The best scenario is a May run-off between the two top candidates—the opposite of the chaos of 2009 that left Karzai with a third term. Instead of a statesmanlike exit as father of a new democracy, Karzai’s re-election imploded his already troubled legacy. On an election day the UN characterized as Afghanistan’s worst episode of violence in fifteen years, Western diplomats accused Karzai and his cronies of at least 100,000 fictitious ballots and over 800 fake polling sites.

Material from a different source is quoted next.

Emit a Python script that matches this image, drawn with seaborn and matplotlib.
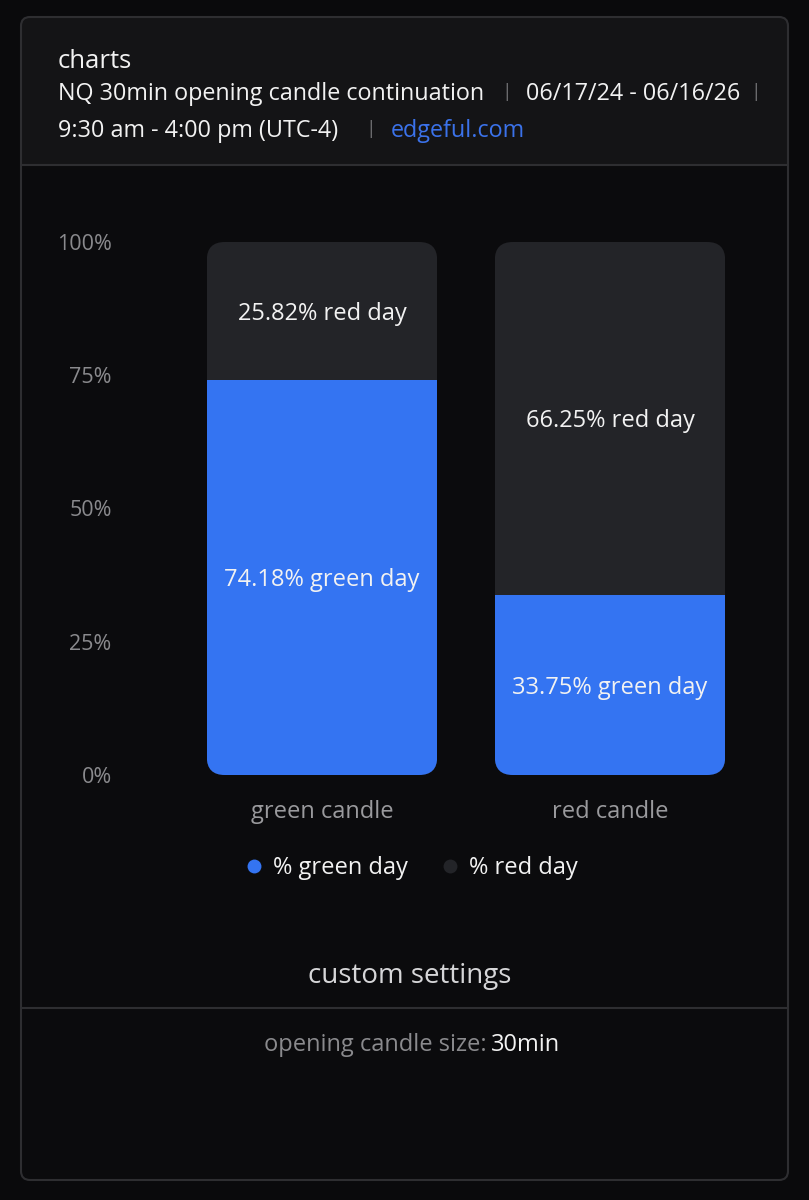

Some level of corruption is to be expected in a post-conflict war zone, but the rancorous back and forth between Karzai and the Obama administration was a disastrous turning point. Dismissing voting irregularities as “totally fabricated,” Karzai dedicated his next five years to severing his relationship with the United States. Always a pacifist—a nuance neglected when drafting plans for a more aggressive war strategy—Karzai went increasingly public with his anger over civilian casualties, night raids and what he saw as American rejection to take the fight to Pakistan.
Over the last year, Karzai refused to sign a security pact setting the terms for a long-term American troop presence, leaving the decision of keeping American forces in Afghanistan beyond 2014 to the next president. Only a month ago, Karzai told the Washington Post, “There is no war to be fought in Afghanistan. I believe that much of the conflict is a creation in which the Afghans suffer.”